## Material to process
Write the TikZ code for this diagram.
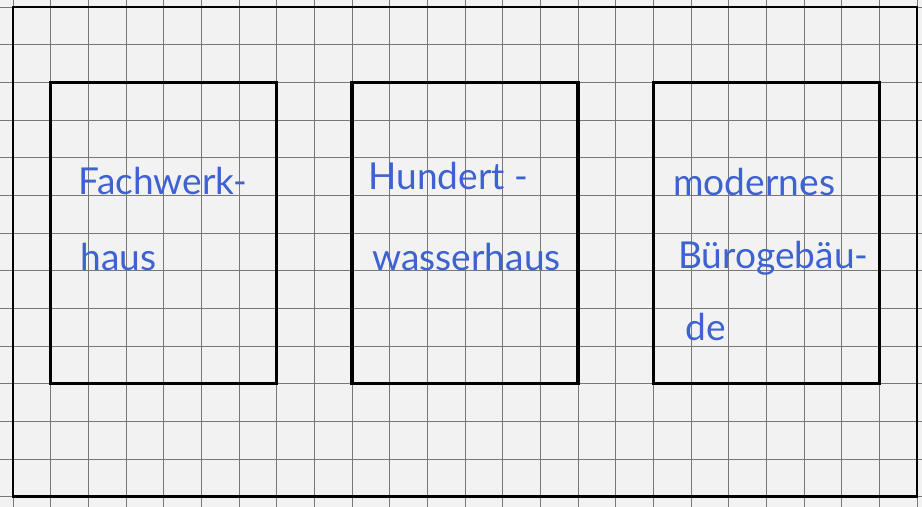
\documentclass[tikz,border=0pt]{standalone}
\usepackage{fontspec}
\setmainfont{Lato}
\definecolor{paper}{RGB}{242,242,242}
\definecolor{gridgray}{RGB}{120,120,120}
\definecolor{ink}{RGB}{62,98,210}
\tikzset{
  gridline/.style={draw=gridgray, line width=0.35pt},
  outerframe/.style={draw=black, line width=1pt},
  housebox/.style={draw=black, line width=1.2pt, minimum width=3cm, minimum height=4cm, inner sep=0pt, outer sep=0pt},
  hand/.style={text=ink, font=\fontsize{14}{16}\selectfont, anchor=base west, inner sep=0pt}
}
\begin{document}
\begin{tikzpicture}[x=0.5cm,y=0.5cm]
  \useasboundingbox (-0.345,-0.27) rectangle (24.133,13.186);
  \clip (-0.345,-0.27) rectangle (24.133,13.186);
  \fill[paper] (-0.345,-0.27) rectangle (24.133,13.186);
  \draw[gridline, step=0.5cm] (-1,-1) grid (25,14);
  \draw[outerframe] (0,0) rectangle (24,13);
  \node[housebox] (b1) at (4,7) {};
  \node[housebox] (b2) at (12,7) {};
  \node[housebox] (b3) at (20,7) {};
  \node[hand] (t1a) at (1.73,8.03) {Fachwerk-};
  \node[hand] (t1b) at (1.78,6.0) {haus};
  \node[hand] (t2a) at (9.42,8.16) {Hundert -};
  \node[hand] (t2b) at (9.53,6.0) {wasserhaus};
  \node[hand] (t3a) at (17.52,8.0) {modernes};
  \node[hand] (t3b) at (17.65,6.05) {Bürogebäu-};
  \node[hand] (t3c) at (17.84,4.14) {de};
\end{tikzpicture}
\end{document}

--

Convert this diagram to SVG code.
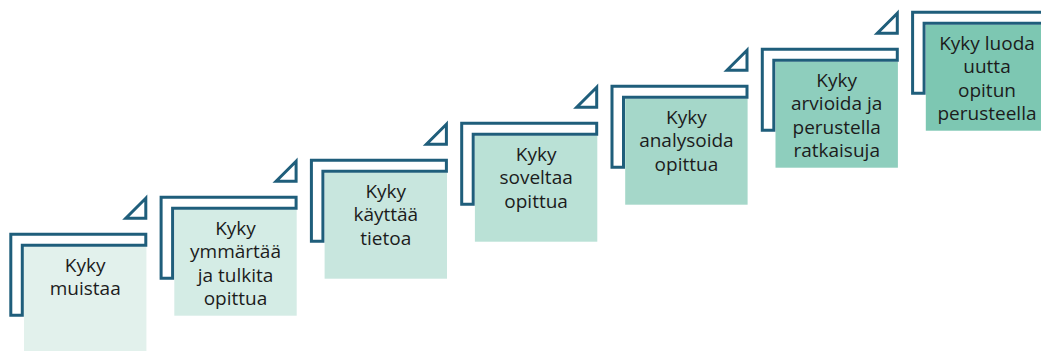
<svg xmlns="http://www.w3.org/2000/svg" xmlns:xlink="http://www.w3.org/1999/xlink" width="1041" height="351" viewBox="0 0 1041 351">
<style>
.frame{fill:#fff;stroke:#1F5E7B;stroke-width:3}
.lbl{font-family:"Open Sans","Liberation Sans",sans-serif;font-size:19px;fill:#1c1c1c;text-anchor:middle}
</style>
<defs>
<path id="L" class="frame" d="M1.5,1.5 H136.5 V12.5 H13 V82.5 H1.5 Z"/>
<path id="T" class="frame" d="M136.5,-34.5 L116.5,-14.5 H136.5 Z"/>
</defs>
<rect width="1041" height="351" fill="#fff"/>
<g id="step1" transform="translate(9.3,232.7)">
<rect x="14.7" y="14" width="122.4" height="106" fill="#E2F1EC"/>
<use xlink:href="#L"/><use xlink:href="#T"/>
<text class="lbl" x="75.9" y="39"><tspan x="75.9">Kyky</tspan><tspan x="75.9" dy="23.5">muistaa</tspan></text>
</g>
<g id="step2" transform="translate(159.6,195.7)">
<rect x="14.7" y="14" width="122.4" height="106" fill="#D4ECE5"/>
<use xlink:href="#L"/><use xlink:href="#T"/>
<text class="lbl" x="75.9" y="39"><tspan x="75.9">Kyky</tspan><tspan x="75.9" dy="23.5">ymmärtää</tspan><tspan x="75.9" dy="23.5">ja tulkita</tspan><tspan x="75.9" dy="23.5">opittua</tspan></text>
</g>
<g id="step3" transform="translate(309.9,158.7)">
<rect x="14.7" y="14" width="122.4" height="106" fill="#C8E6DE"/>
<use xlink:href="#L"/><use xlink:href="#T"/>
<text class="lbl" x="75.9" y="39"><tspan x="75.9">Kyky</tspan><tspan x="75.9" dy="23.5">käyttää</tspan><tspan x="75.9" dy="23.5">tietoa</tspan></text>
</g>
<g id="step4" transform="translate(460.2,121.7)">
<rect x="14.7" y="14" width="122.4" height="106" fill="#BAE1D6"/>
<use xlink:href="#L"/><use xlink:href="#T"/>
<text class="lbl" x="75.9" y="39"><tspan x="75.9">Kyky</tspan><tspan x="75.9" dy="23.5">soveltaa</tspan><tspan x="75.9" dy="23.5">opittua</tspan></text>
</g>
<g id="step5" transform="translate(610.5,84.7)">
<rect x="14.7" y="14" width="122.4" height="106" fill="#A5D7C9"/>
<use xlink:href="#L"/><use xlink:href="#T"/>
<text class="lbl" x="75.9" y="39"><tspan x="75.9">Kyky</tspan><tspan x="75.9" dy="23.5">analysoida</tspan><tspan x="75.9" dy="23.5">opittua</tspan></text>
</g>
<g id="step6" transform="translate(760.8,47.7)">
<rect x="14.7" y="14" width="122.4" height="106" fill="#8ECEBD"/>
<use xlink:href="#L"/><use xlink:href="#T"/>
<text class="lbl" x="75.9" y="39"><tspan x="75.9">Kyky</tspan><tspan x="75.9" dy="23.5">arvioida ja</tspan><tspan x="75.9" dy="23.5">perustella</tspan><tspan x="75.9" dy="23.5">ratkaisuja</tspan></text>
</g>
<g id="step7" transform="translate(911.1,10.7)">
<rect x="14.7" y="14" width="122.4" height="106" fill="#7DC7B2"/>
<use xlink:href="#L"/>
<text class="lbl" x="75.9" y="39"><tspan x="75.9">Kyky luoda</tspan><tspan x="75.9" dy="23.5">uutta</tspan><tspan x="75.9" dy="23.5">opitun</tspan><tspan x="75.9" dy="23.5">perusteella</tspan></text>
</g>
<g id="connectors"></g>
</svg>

## Job
Find each line that has the word "code", then copy it out.

## Complete answer
Write the TikZ code for this diagram.
Convert this diagram to SVG code.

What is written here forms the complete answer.